** begin **

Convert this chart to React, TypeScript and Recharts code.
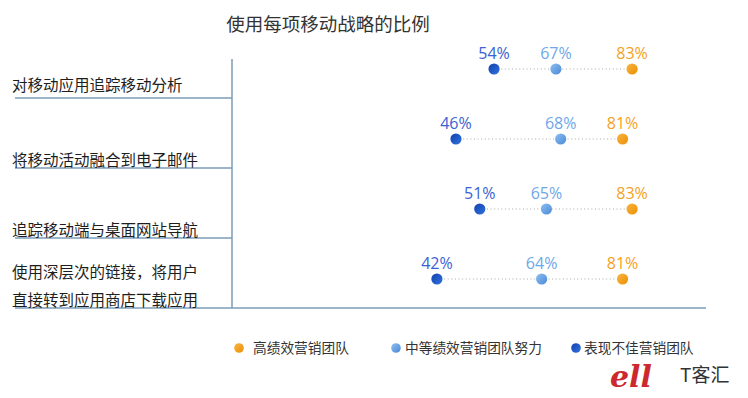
import React from 'react';
import { ComposedChart, Bar, Line, XAxis, YAxis, LabelList } from 'recharts';

const categories = [
  '对移动应用追踪移动分析',
  '将移动活动融合到电子邮件',
  '追踪移动端与桌面网站导航',
  '使用深层次的链接，将用户\n直接转到应用商店下载应用',
];
const highTeam = [83, 81, 83, 81];
const midTeam = [67, 68, 65, 64];
const lowTeam = [54, 46, 51, 42];
const seriesNames = ['高绩效营销团队', '中等绩效营销团队努力', '表现不佳营销团队'];
const chartTitle = '使用每项移动战略的比例';

const AXIS = '#7d9cb8';
const CJK = '"Noto Sans CJK SC", "Noto Sans", sans-serif';

const series = [
  { key: 'high', name: seriesNames[0], c1: '#f8b544', c2: '#ec8f00', label: '#f4a11c' },
  { key: 'mid', name: seriesNames[1], c1: '#8cbff2', c2: '#4a89d6', label: '#6ea7ea' },
  { key: 'low', name: seriesNames[2], c1: '#0f42b0', c2: '#3272dc', label: '#3a62d4' },
];

const data = categories.map((name, i) => ({
  name,
  high: highTeam[i],
  mid: midTeam[i],
  low: lowTeam[i],
  range: [lowTeam[i], highTeam[i]],
}));

const CategoryTick = (props: any) => {
  const { y, payload } = props;
  const idx = categories.indexOf(payload.value);
  const lines = String(payload.value).split('\n');
  const last = idx === categories.length - 1;
  const lineY = y + 29;
  const base = idx === 0 ? y + 22 : y + 27;
  return (
    <g>
      <line x1={15} x2={last ? 706 : 232} y1={lineY} y2={lineY} stroke={AXIS} strokeWidth={1.5} />
      <line x1={232} x2={232} y1={idx === 0 ? y - 10 : y - 41} y2={lineY} stroke={AXIS} strokeWidth={1.5} />
      <text x={12} y={base - (lines.length - 1) * 28} fontSize={15.5} fill="#1e1e1e" fontFamily={CJK} textAnchor="start">
        {lines.map((l, i) => (
          <tspan key={i} x={12} dy={i === 0 ? 0 : 28}>
            {l}
          </tspan>
        ))}
      </text>
    </g>
  );
};

const Connector = (props: any) => {
  const { x, y, width, height } = props;
  if (x == null || width == null) return null;
  const cy = y + height / 2;
  return (
    <line x1={x} x2={x + width} y1={cy} y2={cy} stroke="#a8a8a8" strokeWidth={1.1} strokeDasharray="1 2.6" />
  );
};

const makeDot = (s: any) => (props: any) => {
  const { cx, cy, index } = props;
  const gid = `grad-${s.key}-${index}`;
  return (
    <g key={gid}>
      <defs>
        <linearGradient id={gid} x1="0" y1="0" x2="1" y2="1">
          <stop offset="0%" stopColor={s.c1} />
          <stop offset="100%" stopColor={s.c2} />
        </linearGradient>
      </defs>
      <circle cx={cx} cy={cy} r={5.6} fill={`url(#${gid})`} />
    </g>
  );
};

const legendDotX = [239, 396, 576];
const legendTextX = [253, 405, 584];

export default function App() {
  return (
    <div style={{ position: 'absolute', left: 0, top: 0, width: 748, height: 398, background: '#fff' }}>
      <ComposedChart
        width={748}
        height={398}
        data={data}
        layout="vertical"
        margin={{ top: 34, right: 35, bottom: 84, left: 0 }}
      >
        <XAxis type="number" domain={[0, 100]} hide />
        <YAxis
          type="category"
          dataKey="name"
          width={237}
          axisLine={false}
          tickLine={false}
          tick={<CategoryTick />}
          interval={0}
        />
        <Bar dataKey="range" shape={<Connector />} isAnimationActive={false} legendType="none" />
        {series.map((s) => (
          <Line
            key={s.key}
            dataKey={s.key}
            name={s.name}
            stroke="none"
            dot={makeDot(s)}
            activeDot={false}
            isAnimationActive={false}
          >
            <LabelList
              dataKey={s.key}
              position="top"
              offset={10}
              fill={s.label}
              fontSize={16}
              fontFamily='"Open Sans", "Noto Sans", sans-serif'
              formatter={(v: any) => `${v}%`}
            />
          </Line>
        ))}
      </ComposedChart>
      <svg width={748} height={398} style={{ position: 'absolute', left: 0, top: 0, pointerEvents: 'none' }}>
        <defs>
          {series.map((s) => (
            <linearGradient key={s.key} id={`lg-${s.key}`} x1="0" y1="0" x2="1" y2="1">
              <stop offset="0%" stopColor={s.c1} />
              <stop offset="100%" stopColor={s.c2} />
            </linearGradient>
          ))}
        </defs>
        <text x={328} y={31} textAnchor="middle" fontSize={18.5} fill="#333" fontFamily={CJK}>
          {chartTitle}
        </text>
        {series.map((s, i) => (
          <g key={s.key}>
            <circle cx={legendDotX[i]} cy={348} r={4.8} fill={`url(#lg-${s.key})`} />
            <text x={legendTextX[i]} y={353} fontSize={13.7} fill="#333" fontFamily={CJK}>
              {s.name}
            </text>
          </g>
        ))}
        <text x={610} y={387} fontSize={30} fontStyle="italic" fontWeight="bold" fill="#c8161d" fontFamily='"DejaVu Serif", serif' opacity={0.92}>
          ell
        </text>
        <text x={680} y={382} fontSize={19} fill="#333" fontFamily={CJK}>
          T客汇
        </text>
      </svg>
    </div>
  );
}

** end **

### WORK TO BE COMPLETED
Report every line in the data above in which the word "React" appears.

### EXPECTED ANSWER
Convert this chart to React, TypeScript and Recharts code.
import React from 'react';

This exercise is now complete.